# Information shown
____________

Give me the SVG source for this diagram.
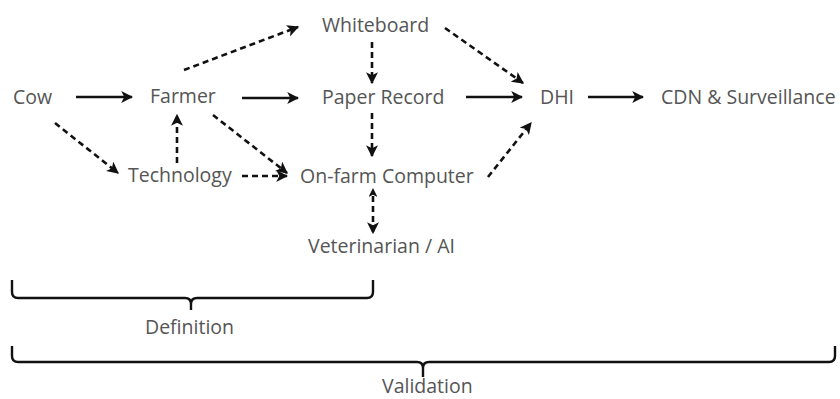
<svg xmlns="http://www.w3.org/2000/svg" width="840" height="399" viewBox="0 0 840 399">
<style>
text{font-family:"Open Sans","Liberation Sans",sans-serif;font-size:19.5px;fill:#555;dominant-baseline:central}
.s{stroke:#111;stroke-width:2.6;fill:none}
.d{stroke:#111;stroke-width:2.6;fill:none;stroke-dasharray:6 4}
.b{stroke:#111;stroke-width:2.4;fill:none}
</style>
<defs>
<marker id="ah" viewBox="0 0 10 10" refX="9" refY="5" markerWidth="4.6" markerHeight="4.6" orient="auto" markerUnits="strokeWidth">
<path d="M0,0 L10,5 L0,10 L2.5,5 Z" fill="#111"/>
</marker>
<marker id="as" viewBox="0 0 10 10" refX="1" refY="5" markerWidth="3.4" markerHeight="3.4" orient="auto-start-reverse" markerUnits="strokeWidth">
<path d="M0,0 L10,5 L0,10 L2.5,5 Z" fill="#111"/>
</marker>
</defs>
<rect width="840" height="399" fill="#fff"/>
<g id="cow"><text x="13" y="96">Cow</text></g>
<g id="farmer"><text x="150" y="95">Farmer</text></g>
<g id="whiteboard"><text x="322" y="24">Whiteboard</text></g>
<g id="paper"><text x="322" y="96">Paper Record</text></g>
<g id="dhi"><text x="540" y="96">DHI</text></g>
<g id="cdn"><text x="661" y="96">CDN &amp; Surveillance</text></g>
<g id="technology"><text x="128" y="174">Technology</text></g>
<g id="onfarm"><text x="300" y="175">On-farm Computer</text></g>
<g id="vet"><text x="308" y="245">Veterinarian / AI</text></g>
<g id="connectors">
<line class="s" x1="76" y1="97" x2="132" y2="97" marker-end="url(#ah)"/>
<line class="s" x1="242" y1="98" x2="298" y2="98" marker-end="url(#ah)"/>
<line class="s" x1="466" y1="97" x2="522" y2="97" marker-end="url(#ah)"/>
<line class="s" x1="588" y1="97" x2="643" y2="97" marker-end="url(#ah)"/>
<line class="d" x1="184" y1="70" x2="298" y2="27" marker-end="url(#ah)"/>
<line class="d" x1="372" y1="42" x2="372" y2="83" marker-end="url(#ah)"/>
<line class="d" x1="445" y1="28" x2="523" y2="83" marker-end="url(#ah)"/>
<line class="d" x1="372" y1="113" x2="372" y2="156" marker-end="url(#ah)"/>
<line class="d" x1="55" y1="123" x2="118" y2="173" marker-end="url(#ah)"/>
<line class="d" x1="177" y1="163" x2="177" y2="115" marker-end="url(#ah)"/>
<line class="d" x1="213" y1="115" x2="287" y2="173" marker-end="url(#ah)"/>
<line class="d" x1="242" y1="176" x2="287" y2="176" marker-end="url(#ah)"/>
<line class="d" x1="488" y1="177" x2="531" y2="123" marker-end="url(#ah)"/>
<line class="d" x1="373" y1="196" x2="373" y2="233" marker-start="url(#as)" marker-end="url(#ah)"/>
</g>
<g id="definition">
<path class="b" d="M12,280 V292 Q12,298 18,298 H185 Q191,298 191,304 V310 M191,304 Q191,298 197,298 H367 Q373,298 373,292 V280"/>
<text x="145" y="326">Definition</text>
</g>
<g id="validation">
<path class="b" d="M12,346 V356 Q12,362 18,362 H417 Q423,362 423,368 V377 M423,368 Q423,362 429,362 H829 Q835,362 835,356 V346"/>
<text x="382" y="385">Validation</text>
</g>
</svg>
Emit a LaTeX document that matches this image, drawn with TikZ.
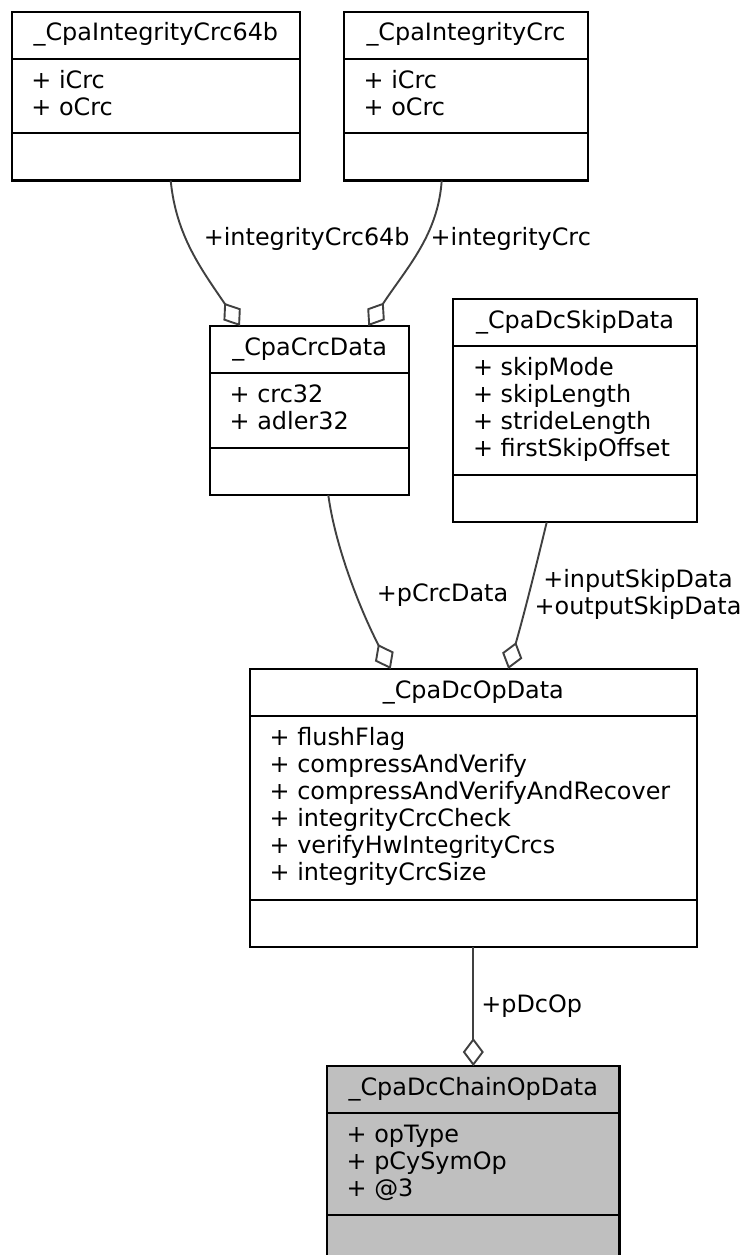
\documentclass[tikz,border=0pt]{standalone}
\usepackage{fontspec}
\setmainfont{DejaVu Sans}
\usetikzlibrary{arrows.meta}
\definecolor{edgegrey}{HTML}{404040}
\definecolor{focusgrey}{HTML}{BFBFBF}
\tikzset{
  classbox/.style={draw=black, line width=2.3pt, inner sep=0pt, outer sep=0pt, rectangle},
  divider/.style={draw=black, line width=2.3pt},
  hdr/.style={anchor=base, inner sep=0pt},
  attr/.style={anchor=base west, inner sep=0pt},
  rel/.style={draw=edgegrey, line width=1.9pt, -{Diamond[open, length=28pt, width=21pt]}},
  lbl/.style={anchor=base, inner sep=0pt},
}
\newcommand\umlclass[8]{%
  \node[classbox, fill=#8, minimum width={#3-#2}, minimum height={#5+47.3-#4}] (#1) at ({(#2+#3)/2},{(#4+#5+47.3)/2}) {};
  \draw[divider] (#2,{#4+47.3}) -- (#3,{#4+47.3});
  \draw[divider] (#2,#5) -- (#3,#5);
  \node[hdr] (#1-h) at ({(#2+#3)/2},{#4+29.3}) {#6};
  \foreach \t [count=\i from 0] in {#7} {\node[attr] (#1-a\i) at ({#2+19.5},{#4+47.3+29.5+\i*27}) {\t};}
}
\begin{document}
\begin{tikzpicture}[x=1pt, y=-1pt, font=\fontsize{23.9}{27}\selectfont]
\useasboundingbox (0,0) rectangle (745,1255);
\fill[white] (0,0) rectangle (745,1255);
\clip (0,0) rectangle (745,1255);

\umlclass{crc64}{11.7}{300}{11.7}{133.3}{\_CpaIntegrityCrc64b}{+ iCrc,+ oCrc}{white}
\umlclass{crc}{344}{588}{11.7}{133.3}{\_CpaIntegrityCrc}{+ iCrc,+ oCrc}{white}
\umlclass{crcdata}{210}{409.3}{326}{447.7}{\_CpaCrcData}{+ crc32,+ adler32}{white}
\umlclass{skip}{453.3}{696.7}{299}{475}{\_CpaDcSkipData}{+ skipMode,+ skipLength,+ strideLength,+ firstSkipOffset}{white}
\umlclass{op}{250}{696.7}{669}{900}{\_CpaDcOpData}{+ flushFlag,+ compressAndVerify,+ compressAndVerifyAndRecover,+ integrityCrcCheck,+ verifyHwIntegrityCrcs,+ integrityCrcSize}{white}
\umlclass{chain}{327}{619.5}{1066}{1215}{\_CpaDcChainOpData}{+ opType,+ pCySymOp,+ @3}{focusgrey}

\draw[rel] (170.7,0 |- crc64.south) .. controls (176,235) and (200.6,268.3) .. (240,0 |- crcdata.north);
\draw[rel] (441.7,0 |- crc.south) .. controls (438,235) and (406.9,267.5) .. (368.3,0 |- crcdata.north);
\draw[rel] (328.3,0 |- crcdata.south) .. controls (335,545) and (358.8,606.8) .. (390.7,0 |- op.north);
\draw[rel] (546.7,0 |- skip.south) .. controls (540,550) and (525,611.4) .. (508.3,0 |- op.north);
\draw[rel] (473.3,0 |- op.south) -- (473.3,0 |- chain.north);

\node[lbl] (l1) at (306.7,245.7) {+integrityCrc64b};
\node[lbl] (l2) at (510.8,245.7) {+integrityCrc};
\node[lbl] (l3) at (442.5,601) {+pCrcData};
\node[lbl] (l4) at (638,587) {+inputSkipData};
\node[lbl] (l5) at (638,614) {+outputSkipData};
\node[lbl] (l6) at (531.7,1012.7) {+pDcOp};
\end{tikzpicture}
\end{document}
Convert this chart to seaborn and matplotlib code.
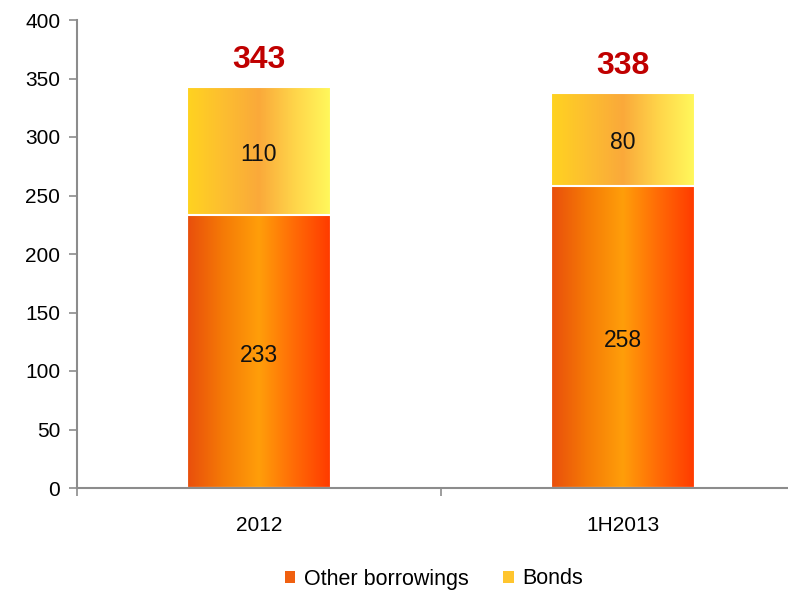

____________

Output all the records, word for word, with no pictures in the copy.

Give me the SVG source for this diagram.
<svg xmlns="http://www.w3.org/2000/svg" width="840" height="399" viewBox="0 0 840 399">
<style>
text{font-family:"Open Sans","Liberation Sans",sans-serif;font-size:19.5px;fill:#555;dominant-baseline:central}
.s{stroke:#111;stroke-width:2.6;fill:none}
.d{stroke:#111;stroke-width:2.6;fill:none;stroke-dasharray:6 4}
.b{stroke:#111;stroke-width:2.4;fill:none}
</style>
<defs>
<marker id="ah" viewBox="0 0 10 10" refX="9" refY="5" markerWidth="4.6" markerHeight="4.6" orient="auto" markerUnits="strokeWidth">
<path d="M0,0 L10,5 L0,10 L2.5,5 Z" fill="#111"/>
</marker>
<marker id="as" viewBox="0 0 10 10" refX="1" refY="5" markerWidth="3.4" markerHeight="3.4" orient="auto-start-reverse" markerUnits="strokeWidth">
<path d="M0,0 L10,5 L0,10 L2.5,5 Z" fill="#111"/>
</marker>
</defs>
<rect width="840" height="399" fill="#fff"/>
<g id="cow"><text x="13" y="96">Cow</text></g>
<g id="farmer"><text x="150" y="95">Farmer</text></g>
<g id="whiteboard"><text x="322" y="24">Whiteboard</text></g>
<g id="paper"><text x="322" y="96">Paper Record</text></g>
<g id="dhi"><text x="540" y="96">DHI</text></g>
<g id="cdn"><text x="661" y="96">CDN &amp; Surveillance</text></g>
<g id="technology"><text x="128" y="174">Technology</text></g>
<g id="onfarm"><text x="300" y="175">On-farm Computer</text></g>
<g id="vet"><text x="308" y="245">Veterinarian / AI</text></g>
<g id="connectors">
<line class="s" x1="76" y1="97" x2="132" y2="97" marker-end="url(#ah)"/>
<line class="s" x1="242" y1="98" x2="298" y2="98" marker-end="url(#ah)"/>
<line class="s" x1="466" y1="97" x2="522" y2="97" marker-end="url(#ah)"/>
<line class="s" x1="588" y1="97" x2="643" y2="97" marker-end="url(#ah)"/>
<line class="d" x1="184" y1="70" x2="298" y2="27" marker-end="url(#ah)"/>
<line class="d" x1="372" y1="42" x2="372" y2="83" marker-end="url(#ah)"/>
<line class="d" x1="445" y1="28" x2="523" y2="83" marker-end="url(#ah)"/>
<line class="d" x1="372" y1="113" x2="372" y2="156" marker-end="url(#ah)"/>
<line class="d" x1="55" y1="123" x2="118" y2="173" marker-end="url(#ah)"/>
<line class="d" x1="177" y1="163" x2="177" y2="115" marker-end="url(#ah)"/>
<line class="d" x1="213" y1="115" x2="287" y2="173" marker-end="url(#ah)"/>
<line class="d" x1="242" y1="176" x2="287" y2="176" marker-end="url(#ah)"/>
<line class="d" x1="488" y1="177" x2="531" y2="123" marker-end="url(#ah)"/>
<line class="d" x1="373" y1="196" x2="373" y2="233" marker-start="url(#as)" marker-end="url(#ah)"/>
</g>
<g id="definition">
<path class="b" d="M12,280 V292 Q12,298 18,298 H185 Q191,298 191,304 V310 M191,304 Q191,298 197,298 H367 Q373,298 373,292 V280"/>
<text x="145" y="326">Definition</text>
</g>
<g id="validation">
<path class="b" d="M12,346 V356 Q12,362 18,362 H417 Q423,362 423,368 V377 M423,368 Q423,362 429,362 H829 Q835,362 835,356 V346"/>
<text x="382" y="385">Validation</text>
</g>
</svg>
Emit a LaTeX document that matches this image, drawn with TikZ.
\documentclass[tikz,border=0pt]{standalone}
\usepackage{fontspec}
\setmainfont{DejaVu Sans}
\usetikzlibrary{arrows.meta}
\definecolor{edgegrey}{HTML}{404040}
\definecolor{focusgrey}{HTML}{BFBFBF}
\tikzset{
  classbox/.style={draw=black, line width=2.3pt, inner sep=0pt, outer sep=0pt, rectangle},
  divider/.style={draw=black, line width=2.3pt},
  hdr/.style={anchor=base, inner sep=0pt},
  attr/.style={anchor=base west, inner sep=0pt},
  rel/.style={draw=edgegrey, line width=1.9pt, -{Diamond[open, length=28pt, width=21pt]}},
  lbl/.style={anchor=base, inner sep=0pt},
}
\newcommand\umlclass[8]{%
  \node[classbox, fill=#8, minimum width={#3-#2}, minimum height={#5+47.3-#4}] (#1) at ({(#2+#3)/2},{(#4+#5+47.3)/2}) {};
  \draw[divider] (#2,{#4+47.3}) -- (#3,{#4+47.3});
  \draw[divider] (#2,#5) -- (#3,#5);
  \node[hdr] (#1-h) at ({(#2+#3)/2},{#4+29.3}) {#6};
  \foreach \t [count=\i from 0] in {#7} {\node[attr] (#1-a\i) at ({#2+19.5},{#4+47.3+29.5+\i*27}) {\t};}
}
\begin{document}
\begin{tikzpicture}[x=1pt, y=-1pt, font=\fontsize{23.9}{27}\selectfont]
\useasboundingbox (0,0) rectangle (745,1255);
\fill[white] (0,0) rectangle (745,1255);
\clip (0,0) rectangle (745,1255);

\umlclass{crc64}{11.7}{300}{11.7}{133.3}{\_CpaIntegrityCrc64b}{+ iCrc,+ oCrc}{white}
\umlclass{crc}{344}{588}{11.7}{133.3}{\_CpaIntegrityCrc}{+ iCrc,+ oCrc}{white}
\umlclass{crcdata}{210}{409.3}{326}{447.7}{\_CpaCrcData}{+ crc32,+ adler32}{white}
\umlclass{skip}{453.3}{696.7}{299}{475}{\_CpaDcSkipData}{+ skipMode,+ skipLength,+ strideLength,+ firstSkipOffset}{white}
\umlclass{op}{250}{696.7}{669}{900}{\_CpaDcOpData}{+ flushFlag,+ compressAndVerify,+ compressAndVerifyAndRecover,+ integrityCrcCheck,+ verifyHwIntegrityCrcs,+ integrityCrcSize}{white}
\umlclass{chain}{327}{619.5}{1066}{1215}{\_CpaDcChainOpData}{+ opType,+ pCySymOp,+ @3}{focusgrey}

\draw[rel] (170.7,0 |- crc64.south) .. controls (176,235) and (200.6,268.3) .. (240,0 |- crcdata.north);
\draw[rel] (441.7,0 |- crc.south) .. controls (438,235) and (406.9,267.5) .. (368.3,0 |- crcdata.north);
\draw[rel] (328.3,0 |- crcdata.south) .. controls (335,545) and (358.8,606.8) .. (390.7,0 |- op.north);
\draw[rel] (546.7,0 |- skip.south) .. controls (540,550) and (525,611.4) .. (508.3,0 |- op.north);
\draw[rel] (473.3,0 |- op.south) -- (473.3,0 |- chain.north);

\node[lbl] (l1) at (306.7,245.7) {+integrityCrc64b};
\node[lbl] (l2) at (510.8,245.7) {+integrityCrc};
\node[lbl] (l3) at (442.5,601) {+pCrcData};
\node[lbl] (l4) at (638,587) {+inputSkipData};
\node[lbl] (l5) at (638,614) {+outputSkipData};
\node[lbl] (l6) at (531.7,1012.7) {+pDcOp};
\end{tikzpicture}
\end{document}
Convert this chart to seaborn and matplotlib code.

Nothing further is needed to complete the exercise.